Kretschmann fordert mehr Arbeit und stützt Kanzler Merz
Vor der Kulisse des Stuttgarter Fernsehturms fand der 77-jährige Regierungschef im Gespräch mit SWR-Moderatorin Stephanie Haiber deutliche Worte. „Wenn etwa die Chinesen jetzt einfach besser geworden sind und uns auf Augenhöhe angreifen und mehr arbeiten wie wir, dann ist ja klar, es muss ein Ruck durch diese Gesellschaft gehen. In dieser Delle muss man zupacken und ranklotzen“, so Kretschmann.
Mit dieser Forderung stellt er sich hinter Bundeskanzler Friedrich Merz (CDU), der kürzlich eine „gewaltige Kraftanstrengung“ zur Steigerung der Wettbewerbsfähigkeit angemahnt hatte. Es sei notwendig, „wieder mehr und vor allem effizienter“ zu arbeiten. Kretschmann präzisierte jedoch, dass sein Appell differenziert zu verstehen sei: „Wir müssen intelligent mehr arbeiten, natürlich nur die, die es können.“ Er nahm explizit Personen aus, die Kinder erziehen, Angehörige pflegen oder bereits überlastet sind. Seine Forderung begründete er mit der Aussage: „Wir haben die geringste Jahresarbeitszeit aller Industrienationen.“ Diese Einschätzung gilt in der Wirtschaftsforschung allerdings als umstritten.
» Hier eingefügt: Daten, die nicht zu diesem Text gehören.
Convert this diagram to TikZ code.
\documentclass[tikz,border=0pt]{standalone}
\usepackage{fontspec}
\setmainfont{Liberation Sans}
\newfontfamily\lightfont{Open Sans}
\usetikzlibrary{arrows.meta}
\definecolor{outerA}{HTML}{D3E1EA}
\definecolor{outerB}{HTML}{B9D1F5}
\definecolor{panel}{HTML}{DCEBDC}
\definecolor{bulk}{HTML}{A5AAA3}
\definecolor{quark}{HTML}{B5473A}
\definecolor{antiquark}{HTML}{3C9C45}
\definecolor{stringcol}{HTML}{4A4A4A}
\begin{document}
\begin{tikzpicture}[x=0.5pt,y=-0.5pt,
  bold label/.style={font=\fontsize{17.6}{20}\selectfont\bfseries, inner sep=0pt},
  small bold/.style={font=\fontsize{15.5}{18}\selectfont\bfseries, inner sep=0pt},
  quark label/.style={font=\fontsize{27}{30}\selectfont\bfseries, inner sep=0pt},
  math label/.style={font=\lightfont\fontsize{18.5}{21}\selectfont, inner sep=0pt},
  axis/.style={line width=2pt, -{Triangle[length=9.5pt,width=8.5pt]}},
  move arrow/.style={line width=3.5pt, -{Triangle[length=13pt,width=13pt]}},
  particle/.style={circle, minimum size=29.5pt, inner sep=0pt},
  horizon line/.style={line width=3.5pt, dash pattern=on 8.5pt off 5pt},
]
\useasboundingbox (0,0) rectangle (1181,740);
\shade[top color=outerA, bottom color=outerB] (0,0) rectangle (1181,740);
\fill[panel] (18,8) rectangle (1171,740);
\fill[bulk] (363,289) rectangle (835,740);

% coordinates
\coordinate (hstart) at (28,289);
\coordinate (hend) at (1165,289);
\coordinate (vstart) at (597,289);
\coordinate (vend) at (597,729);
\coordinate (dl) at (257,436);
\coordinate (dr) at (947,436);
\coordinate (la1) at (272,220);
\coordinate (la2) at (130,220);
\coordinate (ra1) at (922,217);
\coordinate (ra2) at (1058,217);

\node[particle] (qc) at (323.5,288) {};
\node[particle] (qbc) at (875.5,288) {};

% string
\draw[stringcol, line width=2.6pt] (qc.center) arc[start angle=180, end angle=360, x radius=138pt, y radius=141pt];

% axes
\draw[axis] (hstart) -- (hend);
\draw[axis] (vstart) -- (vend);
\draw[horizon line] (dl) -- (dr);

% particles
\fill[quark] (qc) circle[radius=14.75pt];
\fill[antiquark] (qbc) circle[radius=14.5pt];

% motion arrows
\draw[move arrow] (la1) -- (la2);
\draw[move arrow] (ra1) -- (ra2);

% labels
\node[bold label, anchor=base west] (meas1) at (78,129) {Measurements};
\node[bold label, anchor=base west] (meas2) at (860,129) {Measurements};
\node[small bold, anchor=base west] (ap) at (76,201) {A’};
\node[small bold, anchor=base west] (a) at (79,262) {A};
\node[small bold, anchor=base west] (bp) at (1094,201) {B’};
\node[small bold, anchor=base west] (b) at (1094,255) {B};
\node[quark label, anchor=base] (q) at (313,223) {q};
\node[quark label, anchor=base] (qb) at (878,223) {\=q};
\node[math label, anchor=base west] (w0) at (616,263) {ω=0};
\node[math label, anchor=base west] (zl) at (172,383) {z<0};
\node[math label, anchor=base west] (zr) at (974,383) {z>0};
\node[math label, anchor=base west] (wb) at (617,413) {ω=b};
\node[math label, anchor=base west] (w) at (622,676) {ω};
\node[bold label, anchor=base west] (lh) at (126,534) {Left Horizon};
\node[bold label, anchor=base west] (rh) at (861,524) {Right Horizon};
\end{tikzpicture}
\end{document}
Wirtschaft in der „Zangensituation“
Der Ministerpräsident, der nach der Landtagswahl im Frühjahr abtreten wird, zeichnete ein ernstes Bild der wirtschaftlichen Lage. Insbesondere die Automobilindustrie stehe „schwer unter Druck“. Sie befinde sich in einer „Zangensituation“, eingeklemmt zwischen China, das technologisch aufgeholt habe und „nicht immer fair“ agiere, und den USA, wo Präsident Donald Trump die deutsche Industrie mit „gigantischen Zöllen“ belege.
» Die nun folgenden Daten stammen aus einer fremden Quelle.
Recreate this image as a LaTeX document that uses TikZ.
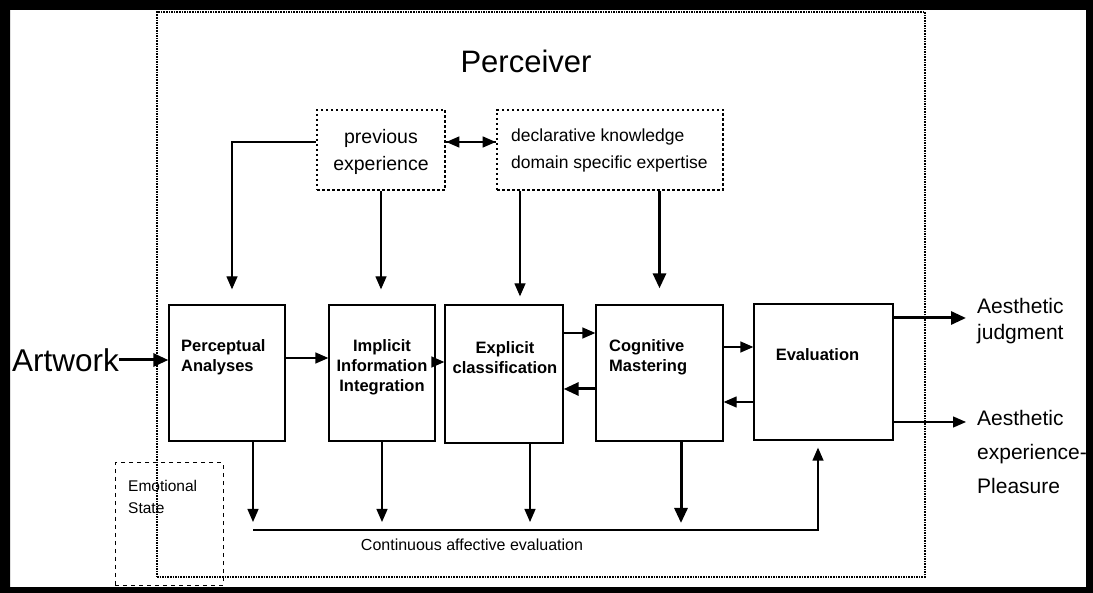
\documentclass[tikz,border=0pt]{standalone}
\usepackage{fontspec}
\setmainfont{Liberation Sans}
\usetikzlibrary{arrows.meta,calc}
\begin{document}
\begin{tikzpicture}[x=1pt,y=-1pt,
  stage/.style={draw,line width=1.3pt,inner sep=0pt},
  memory/.style={draw,line width=2.6pt,dash pattern=on 2.5pt off 2.5pt,inner sep=0pt},
  arr/.style={line width=1.3pt,-{Triangle[length=13pt,width=11pt]}},
  thickarr/.style={line width=3pt,-{Triangle[length=15pt,width=13pt]}},
  boxtxt/.style={font=\fontsize{16.5}{20}\selectfont\bfseries,inner sep=0pt},
  plain/.style={inner sep=0pt}]
\useasboundingbox (0,0) rectangle (1093,593);

% perceiver region
\node[draw,line width=1.6pt,dash pattern=on 1.6pt off 1pt,minimum width=768pt,minimum height=565pt,inner sep=0pt] (perc) at (541,294.5) {};
\node[plain,font=\fontsize{31}{31}\selectfont] (perc-t) at (526,61) {Perceiver};

% emotional state
\node[draw,line width=1pt,dash pattern=on 4pt off 4pt,minimum width=108pt,minimum height=122pt,inner sep=0pt] (emo) at (169,524) {};
\node[plain,anchor=west,align=left,font=\fontsize{15.5}{22}\selectfont] (emo-t) at (128,497) {Emotional\\State};

% memory boxes
\node[memory,minimum width=128pt,minimum height=80pt] (prev) at (381,150) {};
\node[plain,align=center,font=\fontsize{19.5}{27}\selectfont] (prev-t) at (381,152) {previous\\experience};
\node[memory,minimum width=226pt,minimum height=80pt] (dk) at (610,150) {};
\node[plain,anchor=west,align=left,font=\fontsize{17.5}{27}\selectfont] (dk-t) at (511,150) {declarative knowledge\\domain specific expertise};

% processing stages
\node[stage,minimum width=116pt,minimum height=136pt] (pa) at (227,373) {};
\node[stage,minimum width=106pt,minimum height=136pt] (ii) at (382,373) {};
\node[stage,minimum width=118pt,minimum height=138pt] (ec) at (504,374) {};
\node[stage,minimum width=127pt,minimum height=136pt] (cm) at (659.5,373) {};
\node[stage,minimum width=139pt,minimum height=136pt] (ev) at (823.5,372) {};

\node[boxtxt,anchor=west,align=left] (pa-t) at (181,357) {Perceptual\\Analyses};
\node[boxtxt,align=center] (ii-t) at (382,367.5) {Implicit\\Information\\Integration};
\node[boxtxt,align=center] (ec-t) at (505,357.5) {Explicit\\classification};
\node[boxtxt,anchor=west,align=left] (cm-t) at (609,357) {Cognitive\\Mastering};
\node[boxtxt] (ev-t) at (817.5,355) {Evaluation};

% input and outputs
\node[plain,font=\fontsize{31.5}{31.5}\selectfont] (art) at (65.5,360) {Artwork};
\node[plain,anchor=west,align=left,font=\fontsize{21}{26}\selectfont] (aj) at (977,321) {Aesthetic\\judgment};
\node[plain,anchor=west,align=left,font=\fontsize{21}{34}\selectfont] (ae) at (977,452) {Aesthetic\\experience-\\Pleasure};

\node[plain,font=\fontsize{16}{16}\selectfont] (cae-t) at (472,545) {Continuous affective evaluation};
\coordinate (cae-l) at (253,530);
\coordinate (cae-r) at (818,530);

% top-down influences
\draw[arr] ([yshift=8pt]prev.east) -- ([yshift=8pt]dk.west);
\draw[arr] ([yshift=8pt]dk.west) -- ([yshift=8pt]prev.east);
\draw[arr,shorten >=15pt] ([yshift=8pt]prev.west) -| ([xshift=5pt]pa.north);
\draw[arr,shorten >=15pt] (prev.south) -- (prev.south |- ii.north);
\draw[arr,shorten >=8pt] ([xshift=16pt]ec.north |- dk.south) -- ([xshift=16pt]ec.north);
\draw[thickarr,shorten >=16pt] (cm.north |- dk.south) -- (cm.north);

% main flow
\draw[thickarr] (art.east) -- (art.east -| pa.west);
\draw[arr] ([yshift=15pt]pa.east) -- ([yshift=15pt]pa.east -| ii.west);
\draw[arr] ([yshift=11pt]ii.east) -- ([yshift=11pt]ii.east -| ec.west);
\draw[arr] ([yshift=41pt]ec.east) -- ([yshift=41pt]ec.east -| cm.west);
\draw[thickarr] ([yshift=-16pt]cm.west) -- ([yshift=-16pt]cm.west -| ec.east);
\draw[arr] ([yshift=26pt]cm.east) -- ([yshift=26pt]cm.east -| ev.west);
\draw[arr] ([yshift=-30pt]ev.west) -- ([yshift=-30pt]ev.west -| cm.east);
\draw[thickarr,shorten >=11pt] ([yshift=54pt]ev.east) -- ([yshift=54pt]ev.east -| aj.west);
\draw[arr,shorten >=11pt] ([yshift=-50pt]ev.east) -- ([yshift=-50pt]ev.east -| ae.west);

% affective evaluation
\draw[arr,shorten >=8pt] ([xshift=26pt]pa.south) -- ([xshift=26pt]pa.south |- cae-l);
\draw[arr,shorten >=8pt] (ii.south) -- (ii.south |- cae-l);
\draw[arr,shorten >=8pt] ([xshift=26pt]ec.south) -- ([xshift=26pt]ec.south |- cae-l);
\draw[thickarr,shorten >=7pt] ([xshift=21.5pt]cm.south) -- ([xshift=21.5pt]cm.south |- cae-l);
\draw[arr,shorten >=7pt] (cae-l) -- (cae-r) -- (cae-r |- ev.south);

% frame
\fill[even odd rule] (0,0) rectangle (1093,593) (10,10) rectangle (1086,587);
\end{tikzpicture}
\end{document}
Die angekündigten Stellenstreichungen in der Branche sorgen für eine nachvollziehbare Unruhe. „Die Unruhe ist verständlich“, sagte Kretschmann. Eine genaue Prognose über den Weg aus der Krise wagte er nicht, stellte aber klar, dass die Branche zunächst schrumpfen werde. Die Lösung liege in den ureigenen Stärken Baden-Württembergs: „Kreativ sein, innovativ sein, an der Spitze des Fortschritts sozusagen stehen.“
Innovationskraft als Chance für die Zukunft
Trotz des Drucks auf das baden-württembergische Geschäftsmodell als führende Exportregion Europas zeigte sich Kretschmann zuversichtlich. Die Aufgabe der Landesregierung sei es, die Rahmenbedingungen für Innovationen zu schaffen. „Wir sind auf der Höhe von Kalifornien und Massachusetts. Also unsere Innovationskraft ist ungebrochen“, betonte der Ministerpräsident. Darin liege die Chance, wieder an die Spitze zu gelangen, auch wenn das bisherige Volumen möglicherweise nicht mehr erreicht werde. Die Erschließung neuer Märkte, wie beispielsweise in Indien, sei dabei ein wichtiger Schritt.
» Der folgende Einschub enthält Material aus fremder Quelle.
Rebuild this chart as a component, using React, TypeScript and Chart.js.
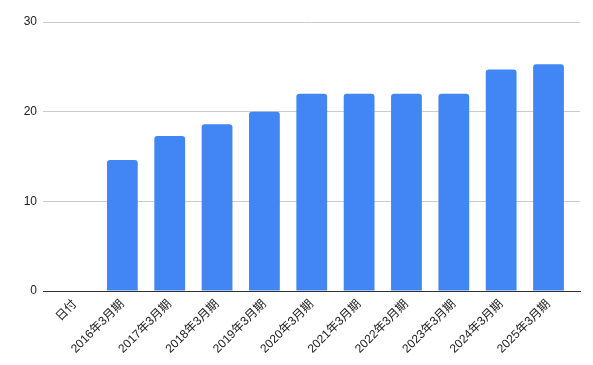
import React, { useEffect, useRef } from "react";
import { Chart, registerables } from "chart.js";

Chart.register(...registerables);

const categories = [
  "日付",
  "2016年3月期",
  "2017年3月期",
  "2018年3月期",
  "2019年3月期",
  "2020年3月期",
  "2021年3月期",
  "2022年3月期",
  "2023年3月期",
  "2024年3月期",
  "2025年3月期",
];
const values: (number | null)[] = [null, 14.6, 17.3, 18.6, 20, 22, 22, 22, 22, 24.7, 25.3];
const yTicks = [0, 10, 20, 30];

const FONT = '"Liberation Sans", Arial, "Noto Sans CJK JP", sans-serif';

export default function App() {
  const ref = useRef<HTMLCanvasElement | null>(null);
  useEffect(() => {
    if (!ref.current) return;
    const chart = new Chart(ref.current, {
      type: "bar",
      data: {
        datasets: [
          {
            data: values.map((v, i) => ({ x: i, y: v })) as any,
            backgroundColor: "#4285F4",
            borderRadius: { topLeft: 3, topRight: 3, bottomLeft: 0, bottomRight: 0 },
            borderSkipped: "bottom",
            barPercentage: 0.65,
            categoryPercentage: 1,
          },
        ],
      },
      options: {
        animation: false,
        responsive: true,
        maintainAspectRatio: false,
        layout: { padding: { top: 22, right: 13, left: 0, bottom: 0 } },
        plugins: { legend: { display: false }, tooltip: { enabled: false } },
        scales: {
          x: {
            type: "linear",
            offset: false,
            min: -0.676,
            max: 10.665,
            afterBuildTicks: (scale: any) => {
              scale.ticks = categories.map((_, i) => ({ value: i }));
            },
            afterFit: (scale: any) => {
              scale.height = 74;
            },
            grid: { display: false, drawTicks: false, offset: false },
            border: { display: true, color: "#333333", width: 1 },
            ticks: {
              autoSkip: false,
              maxRotation: 45,
              minRotation: 45,
              padding: 6,
              color: "#222222",
              font: { family: FONT, size: 12 },
              callback: (v: any) => {
                const i = Math.round(Number(v));
                return Math.abs(Number(v) - i) < 1e-6 ? categories[i] ?? "" : "";
              },
            },
          },
          y: {
            min: 0,
            max: 30,
            afterBuildTicks: (scale: any) => {
              scale.ticks = yTicks.map((v) => ({ value: v }));
            },
            afterFit: (scale: any) => {
              scale.width = 43;
            },
            grid: { color: "#cccccc", drawTicks: false },
            border: { display: false },
            ticks: {
              padding: 6,
              color: "#222222",
              font: { family: FONT, size: 12 },
            },
          },
        },
      },
    });
    return () => chart.destroy();
  }, []);
  return (
    <div style={{ position: "absolute", left: 0, top: 0, width: 593, height: 365, background: "#fff" }}>
      <canvas ref={ref} />
    </div>
  );
}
Im Hinblick auf den Klimaschutz und das von der EU für 2035 geplante Aus für neue Verbrennungsmotoren sprach sich Kretschmann für einen technologieoffenen Ansatz aus. „Wir sind da technologieoffen“, sagte er und betonte, dass der Umstieg auf klimaneutrale Antriebe schrittweise erfolgen müsse, wobei die Batterieelektrik für Pkw die wahrscheinlichste Lösung sei.
Stabilität der Koalition und persönliche Bilanz
Trotz eines raueren Tons in der grün-schwarzen Koalition sieht Kretschmann die Stabilität des Bündnisses nicht gefährdet. Meinungsverschiedenheiten seien Teil der Demokratie. „Wichtig ist, dass man sich nicht zerstreitet und am Ende wieder zusammenfindet, gute Kompromisse macht. Dafür sorge ich, soweit es in meiner Macht steht.“ Er werde alles daransetzen, die Arbeitsfähigkeit der Regierung bis zum letzten Tag zu gewährleisten.
Dass er am 8. August zum am längsten amtierenden Ministerpräsidenten Baden-Württembergs aufsteigen und damit seinen „geschätzten Vorgänger Erwin Teufel“ (CDU) überholen wird, sei ihm persönlich nicht das Wichtigste. Vielmehr berühre es ihn, dass die Bürgerinnen und Bürger ihm bei zwei weiteren Wahlen nach seinem ersten Sieg, der von der Atomkatastrophe in Fukushima beeinflusst war, erneut ihr Vertrauen geschenkt haben. „Das berührt mich schon“, so Kretschmann.